*GIVEN TASK:* Set the listing down unchanged, minus every embedded image.

┏━━

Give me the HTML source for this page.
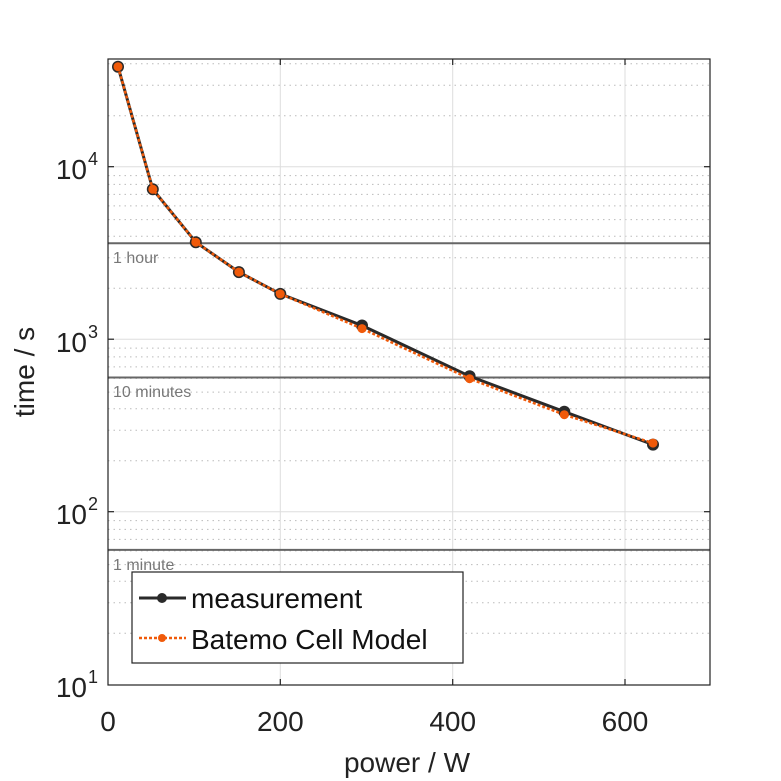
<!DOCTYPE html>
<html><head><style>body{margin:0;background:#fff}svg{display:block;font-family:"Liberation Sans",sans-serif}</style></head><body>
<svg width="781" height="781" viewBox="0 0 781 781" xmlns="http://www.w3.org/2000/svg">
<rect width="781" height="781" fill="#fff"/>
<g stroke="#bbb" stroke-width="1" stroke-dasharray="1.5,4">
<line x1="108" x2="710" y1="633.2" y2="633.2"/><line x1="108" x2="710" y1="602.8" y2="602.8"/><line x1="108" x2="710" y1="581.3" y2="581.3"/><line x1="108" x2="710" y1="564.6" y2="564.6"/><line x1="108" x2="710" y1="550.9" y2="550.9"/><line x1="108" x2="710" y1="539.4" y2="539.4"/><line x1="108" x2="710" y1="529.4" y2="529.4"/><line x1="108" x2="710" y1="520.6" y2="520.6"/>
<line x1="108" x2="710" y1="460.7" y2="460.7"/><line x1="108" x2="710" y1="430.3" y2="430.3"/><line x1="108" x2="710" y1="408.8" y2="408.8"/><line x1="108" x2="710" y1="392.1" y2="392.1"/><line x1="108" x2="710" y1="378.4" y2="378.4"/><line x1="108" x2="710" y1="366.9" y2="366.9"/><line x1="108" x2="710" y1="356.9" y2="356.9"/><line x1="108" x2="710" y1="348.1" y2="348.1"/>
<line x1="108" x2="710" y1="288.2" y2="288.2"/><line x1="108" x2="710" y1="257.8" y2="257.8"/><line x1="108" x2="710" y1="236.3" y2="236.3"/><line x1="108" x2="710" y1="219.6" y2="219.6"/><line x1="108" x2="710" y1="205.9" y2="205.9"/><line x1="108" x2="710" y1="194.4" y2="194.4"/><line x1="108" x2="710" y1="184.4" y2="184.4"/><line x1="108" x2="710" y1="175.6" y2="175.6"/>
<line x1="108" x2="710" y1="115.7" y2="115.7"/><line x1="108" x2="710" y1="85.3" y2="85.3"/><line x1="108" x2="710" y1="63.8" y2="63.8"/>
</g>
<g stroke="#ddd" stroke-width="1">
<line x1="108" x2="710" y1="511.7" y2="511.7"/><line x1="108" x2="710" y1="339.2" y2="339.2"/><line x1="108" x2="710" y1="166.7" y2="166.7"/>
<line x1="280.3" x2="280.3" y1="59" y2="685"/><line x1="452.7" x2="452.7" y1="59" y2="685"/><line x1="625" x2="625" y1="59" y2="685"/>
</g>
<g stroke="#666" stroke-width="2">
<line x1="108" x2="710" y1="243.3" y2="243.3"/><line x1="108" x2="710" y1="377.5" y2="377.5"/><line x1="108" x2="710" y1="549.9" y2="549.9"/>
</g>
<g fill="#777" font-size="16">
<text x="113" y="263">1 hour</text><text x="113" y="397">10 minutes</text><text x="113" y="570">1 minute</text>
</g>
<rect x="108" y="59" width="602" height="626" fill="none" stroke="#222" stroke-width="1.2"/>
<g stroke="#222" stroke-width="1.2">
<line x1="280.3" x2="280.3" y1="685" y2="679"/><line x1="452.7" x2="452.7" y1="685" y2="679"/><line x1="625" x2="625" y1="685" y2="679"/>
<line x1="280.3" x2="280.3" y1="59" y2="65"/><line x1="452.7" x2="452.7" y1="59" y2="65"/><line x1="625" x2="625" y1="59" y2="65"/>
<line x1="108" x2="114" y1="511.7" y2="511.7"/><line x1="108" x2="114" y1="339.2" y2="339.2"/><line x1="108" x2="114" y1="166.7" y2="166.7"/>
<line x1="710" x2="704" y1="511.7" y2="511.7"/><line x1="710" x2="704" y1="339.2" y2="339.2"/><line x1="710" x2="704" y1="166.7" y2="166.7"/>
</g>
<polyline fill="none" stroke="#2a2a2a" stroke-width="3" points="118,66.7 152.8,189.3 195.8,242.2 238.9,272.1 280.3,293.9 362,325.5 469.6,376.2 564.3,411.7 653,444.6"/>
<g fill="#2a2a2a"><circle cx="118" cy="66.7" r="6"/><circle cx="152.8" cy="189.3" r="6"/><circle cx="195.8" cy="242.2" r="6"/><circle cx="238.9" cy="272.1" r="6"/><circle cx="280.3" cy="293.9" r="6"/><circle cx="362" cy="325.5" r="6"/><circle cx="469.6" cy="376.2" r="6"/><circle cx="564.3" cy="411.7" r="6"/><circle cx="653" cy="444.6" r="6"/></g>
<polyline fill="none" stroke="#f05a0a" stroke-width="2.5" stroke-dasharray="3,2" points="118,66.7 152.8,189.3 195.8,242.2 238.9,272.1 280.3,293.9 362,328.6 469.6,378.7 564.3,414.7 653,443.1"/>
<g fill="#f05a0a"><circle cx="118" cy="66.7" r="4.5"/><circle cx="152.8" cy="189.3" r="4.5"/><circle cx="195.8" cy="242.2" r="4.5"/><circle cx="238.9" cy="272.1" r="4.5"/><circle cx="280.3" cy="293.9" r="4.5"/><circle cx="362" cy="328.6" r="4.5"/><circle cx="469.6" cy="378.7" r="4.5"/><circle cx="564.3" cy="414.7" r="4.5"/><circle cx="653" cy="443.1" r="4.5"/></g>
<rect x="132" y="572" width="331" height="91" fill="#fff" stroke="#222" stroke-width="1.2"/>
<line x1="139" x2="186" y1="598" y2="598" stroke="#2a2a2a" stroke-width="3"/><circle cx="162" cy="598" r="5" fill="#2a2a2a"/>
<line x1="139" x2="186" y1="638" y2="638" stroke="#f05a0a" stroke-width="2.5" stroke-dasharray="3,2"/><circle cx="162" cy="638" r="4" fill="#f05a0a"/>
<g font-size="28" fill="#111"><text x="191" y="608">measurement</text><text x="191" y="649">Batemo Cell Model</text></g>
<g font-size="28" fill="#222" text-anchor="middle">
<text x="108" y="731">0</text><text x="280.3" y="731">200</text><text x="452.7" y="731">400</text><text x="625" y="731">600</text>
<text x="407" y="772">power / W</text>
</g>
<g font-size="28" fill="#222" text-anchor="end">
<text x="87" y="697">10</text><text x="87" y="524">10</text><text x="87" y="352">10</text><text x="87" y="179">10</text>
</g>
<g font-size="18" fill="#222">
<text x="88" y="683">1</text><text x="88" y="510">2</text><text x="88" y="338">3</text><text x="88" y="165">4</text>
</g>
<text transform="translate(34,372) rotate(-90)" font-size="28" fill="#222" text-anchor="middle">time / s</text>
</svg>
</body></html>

┗━━

*TASK RESPONSE:*
Give me the HTML source for this page.
<!DOCTYPE html>
<html><head><style>body{margin:0;background:#fff}svg{display:block;font-family:"Liberation Sans",sans-serif}</style></head><body>
<svg width="781" height="781" viewBox="0 0 781 781" xmlns="http://www.w3.org/2000/svg">
<rect width="781" height="781" fill="#fff"/>
<g stroke="#bbb" stroke-width="1" stroke-dasharray="1.5,4">
<line x1="108" x2="710" y1="633.2" y2="633.2"/><line x1="108" x2="710" y1="602.8" y2="602.8"/><line x1="108" x2="710" y1="581.3" y2="581.3"/><line x1="108" x2="710" y1="564.6" y2="564.6"/><line x1="108" x2="710" y1="550.9" y2="550.9"/><line x1="108" x2="710" y1="539.4" y2="539.4"/><line x1="108" x2="710" y1="529.4" y2="529.4"/><line x1="108" x2="710" y1="520.6" y2="520.6"/>
<line x1="108" x2="710" y1="460.7" y2="460.7"/><line x1="108" x2="710" y1="430.3" y2="430.3"/><line x1="108" x2="710" y1="408.8" y2="408.8"/><line x1="108" x2="710" y1="392.1" y2="392.1"/><line x1="108" x2="710" y1="378.4" y2="378.4"/><line x1="108" x2="710" y1="366.9" y2="366.9"/><line x1="108" x2="710" y1="356.9" y2="356.9"/><line x1="108" x2="710" y1="348.1" y2="348.1"/>
<line x1="108" x2="710" y1="288.2" y2="288.2"/><line x1="108" x2="710" y1="257.8" y2="257.8"/><line x1="108" x2="710" y1="236.3" y2="236.3"/><line x1="108" x2="710" y1="219.6" y2="219.6"/><line x1="108" x2="710" y1="205.9" y2="205.9"/><line x1="108" x2="710" y1="194.4" y2="194.4"/><line x1="108" x2="710" y1="184.4" y2="184.4"/><line x1="108" x2="710" y1="175.6" y2="175.6"/>
<line x1="108" x2="710" y1="115.7" y2="115.7"/><line x1="108" x2="710" y1="85.3" y2="85.3"/><line x1="108" x2="710" y1="63.8" y2="63.8"/>
</g>
<g stroke="#ddd" stroke-width="1">
<line x1="108" x2="710" y1="511.7" y2="511.7"/><line x1="108" x2="710" y1="339.2" y2="339.2"/><line x1="108" x2="710" y1="166.7" y2="166.7"/>
<line x1="280.3" x2="280.3" y1="59" y2="685"/><line x1="452.7" x2="452.7" y1="59" y2="685"/><line x1="625" x2="625" y1="59" y2="685"/>
</g>
<g stroke="#666" stroke-width="2">
<line x1="108" x2="710" y1="243.3" y2="243.3"/><line x1="108" x2="710" y1="377.5" y2="377.5"/><line x1="108" x2="710" y1="549.9" y2="549.9"/>
</g>
<g fill="#777" font-size="16">
<text x="113" y="263">1 hour</text><text x="113" y="397">10 minutes</text><text x="113" y="570">1 minute</text>
</g>
<rect x="108" y="59" width="602" height="626" fill="none" stroke="#222" stroke-width="1.2"/>
<g stroke="#222" stroke-width="1.2">
<line x1="280.3" x2="280.3" y1="685" y2="679"/><line x1="452.7" x2="452.7" y1="685" y2="679"/><line x1="625" x2="625" y1="685" y2="679"/>
<line x1="280.3" x2="280.3" y1="59" y2="65"/><line x1="452.7" x2="452.7" y1="59" y2="65"/><line x1="625" x2="625" y1="59" y2="65"/>
<line x1="108" x2="114" y1="511.7" y2="511.7"/><line x1="108" x2="114" y1="339.2" y2="339.2"/><line x1="108" x2="114" y1="166.7" y2="166.7"/>
<line x1="710" x2="704" y1="511.7" y2="511.7"/><line x1="710" x2="704" y1="339.2" y2="339.2"/><line x1="710" x2="704" y1="166.7" y2="166.7"/>
</g>
<polyline fill="none" stroke="#2a2a2a" stroke-width="3" points="118,66.7 152.8,189.3 195.8,242.2 238.9,272.1 280.3,293.9 362,325.5 469.6,376.2 564.3,411.7 653,444.6"/>
<g fill="#2a2a2a"><circle cx="118" cy="66.7" r="6"/><circle cx="152.8" cy="189.3" r="6"/><circle cx="195.8" cy="242.2" r="6"/><circle cx="238.9" cy="272.1" r="6"/><circle cx="280.3" cy="293.9" r="6"/><circle cx="362" cy="325.5" r="6"/><circle cx="469.6" cy="376.2" r="6"/><circle cx="564.3" cy="411.7" r="6"/><circle cx="653" cy="444.6" r="6"/></g>
<polyline fill="none" stroke="#f05a0a" stroke-width="2.5" stroke-dasharray="3,2" points="118,66.7 152.8,189.3 195.8,242.2 238.9,272.1 280.3,293.9 362,328.6 469.6,378.7 564.3,414.7 653,443.1"/>
<g fill="#f05a0a"><circle cx="118" cy="66.7" r="4.5"/><circle cx="152.8" cy="189.3" r="4.5"/><circle cx="195.8" cy="242.2" r="4.5"/><circle cx="238.9" cy="272.1" r="4.5"/><circle cx="280.3" cy="293.9" r="4.5"/><circle cx="362" cy="328.6" r="4.5"/><circle cx="469.6" cy="378.7" r="4.5"/><circle cx="564.3" cy="414.7" r="4.5"/><circle cx="653" cy="443.1" r="4.5"/></g>
<rect x="132" y="572" width="331" height="91" fill="#fff" stroke="#222" stroke-width="1.2"/>
<line x1="139" x2="186" y1="598" y2="598" stroke="#2a2a2a" stroke-width="3"/><circle cx="162" cy="598" r="5" fill="#2a2a2a"/>
<line x1="139" x2="186" y1="638" y2="638" stroke="#f05a0a" stroke-width="2.5" stroke-dasharray="3,2"/><circle cx="162" cy="638" r="4" fill="#f05a0a"/>
<g font-size="28" fill="#111"><text x="191" y="608">measurement</text><text x="191" y="649">Batemo Cell Model</text></g>
<g font-size="28" fill="#222" text-anchor="middle">
<text x="108" y="731">0</text><text x="280.3" y="731">200</text><text x="452.7" y="731">400</text><text x="625" y="731">600</text>
<text x="407" y="772">power / W</text>
</g>
<g font-size="28" fill="#222" text-anchor="end">
<text x="87" y="697">10</text><text x="87" y="524">10</text><text x="87" y="352">10</text><text x="87" y="179">10</text>
</g>
<g font-size="18" fill="#222">
<text x="88" y="683">1</text><text x="88" y="510">2</text><text x="88" y="338">3</text><text x="88" y="165">4</text>
</g>
<text transform="translate(34,372) rotate(-90)" font-size="28" fill="#222" text-anchor="middle">time / s</text>
</svg>
</body></html>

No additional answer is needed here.